Modern radio frequency (RF) communication systems employ advanced signal modulation techniques to modulate the carrier frequency by a digital baseband signal. These techniques include, for example, Phase-Shift Keying (PSK), Binary Phase Shift Keying (BPSK), Quadrature Phase Shift Keying (QPSK), Frequency Shift Keying (FSK) and Minimum Shift Keying (MSK). The use of digital modulation techniques versus analog modulation techniques leads to improved system performance, lower cost, higher reliability, greater capacity and increased security. However, these improvements come at the price of increased system complexity, particularly in the design of radio transceivers.
The use of digital modulation techniques for transmitting data requires that subsequent demodulation of the received data take place in the digital domain. This allows the use of sophisticated digital signal processing (DSP) techniques to improve data reception in the presence of many real-world imperfections such as multipath interference, intersymbol interference, fading, and the like.

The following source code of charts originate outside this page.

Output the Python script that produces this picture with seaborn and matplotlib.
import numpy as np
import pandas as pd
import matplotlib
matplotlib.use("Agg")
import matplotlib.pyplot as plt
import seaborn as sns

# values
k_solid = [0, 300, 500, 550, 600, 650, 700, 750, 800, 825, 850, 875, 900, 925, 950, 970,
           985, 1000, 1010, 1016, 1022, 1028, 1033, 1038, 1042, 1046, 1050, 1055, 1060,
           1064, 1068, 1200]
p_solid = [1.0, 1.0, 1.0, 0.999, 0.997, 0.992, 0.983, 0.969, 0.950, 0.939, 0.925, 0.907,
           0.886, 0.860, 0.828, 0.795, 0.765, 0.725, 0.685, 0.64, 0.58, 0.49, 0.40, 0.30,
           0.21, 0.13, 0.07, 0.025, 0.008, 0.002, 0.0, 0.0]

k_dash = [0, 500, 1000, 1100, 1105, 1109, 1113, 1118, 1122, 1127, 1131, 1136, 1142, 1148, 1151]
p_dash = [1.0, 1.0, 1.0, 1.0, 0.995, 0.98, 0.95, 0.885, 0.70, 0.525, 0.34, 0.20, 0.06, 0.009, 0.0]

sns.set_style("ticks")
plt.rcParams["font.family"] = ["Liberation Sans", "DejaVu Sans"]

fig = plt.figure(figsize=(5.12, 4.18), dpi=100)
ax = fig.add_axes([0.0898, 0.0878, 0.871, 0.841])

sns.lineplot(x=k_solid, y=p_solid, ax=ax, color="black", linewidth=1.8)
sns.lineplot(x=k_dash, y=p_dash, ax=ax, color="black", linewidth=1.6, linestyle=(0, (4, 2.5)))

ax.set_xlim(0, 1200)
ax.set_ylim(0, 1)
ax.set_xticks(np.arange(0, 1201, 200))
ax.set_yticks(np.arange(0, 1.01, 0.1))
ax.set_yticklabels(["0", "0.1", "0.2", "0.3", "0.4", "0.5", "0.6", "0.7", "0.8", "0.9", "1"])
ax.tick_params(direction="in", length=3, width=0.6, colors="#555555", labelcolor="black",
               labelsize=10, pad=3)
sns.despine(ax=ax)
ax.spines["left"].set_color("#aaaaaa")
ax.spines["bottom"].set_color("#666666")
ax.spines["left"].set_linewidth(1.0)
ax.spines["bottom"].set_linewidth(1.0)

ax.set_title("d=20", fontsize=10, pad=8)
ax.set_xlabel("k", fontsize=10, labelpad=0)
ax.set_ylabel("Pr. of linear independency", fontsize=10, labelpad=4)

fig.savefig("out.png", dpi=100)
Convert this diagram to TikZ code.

For data reception, the in-coming RF signal is received at the antenna, amplified, translated to a lower frequency, filtered and then converted from the analog domain to the digital domain for further processing and eventual demodulation. The receive path is split into two parallel paths during the frequency translation to baseband frequency. This step is typically carried out as a quadrature down-conversion resulting in both an in-phase (commonly referred to as channel I) and a quadrature (commonly referred to as channel Q) component of the in-coming receive data. Channels I and Q are subsequently processed simultaneously in two parallel, well-matched signal paths. By processing the signals in two parallel, well matched signal paths, unwanted by-product of the frequency translation or down mixing can be substantially cancelled when the two channels are re-combined in the digital domain. However, the effectiveness of this cancellation scheme is fundamentally limited by the amount of gain and phase mismatch in the two parallel signal paths I and Q, also referred to as I-Q mismatch.
Depending on the receiver architecture, e.g., heterodyne, homodyne, or image-reject, I-Q mismatch can substantially affect system performance. The amount of tolerable I-Q mismatch varies with the architecture. Typically, image-reject and homodyne systems are more sensitive than heterodyne systems. In any case, I-Q mismatch leads to incomplete cancellation of the image frequency when the channels are recombined in the digital domain. Incomplete cancellation of the image frequency degrades the signal-to-noise-ratio (SNR) in the desired frequency band and results in sub-optimal receiver performance.
The sources of mismatch between channels I and Q are many. For example, the gain and phase mismatch of the local oscillator contributes a mismatch term. In addition, each stage in the two parallel signal paths contributes to the overall mismatch. While some sources of mismatch are static, others can vary over time thereby making it more difficult to track and compensate for the mismatch. As an example, it may be particularly difficult to compensate for mismatch caused by ADCs in which the reference voltage mismatch changes as a function of operating temperature.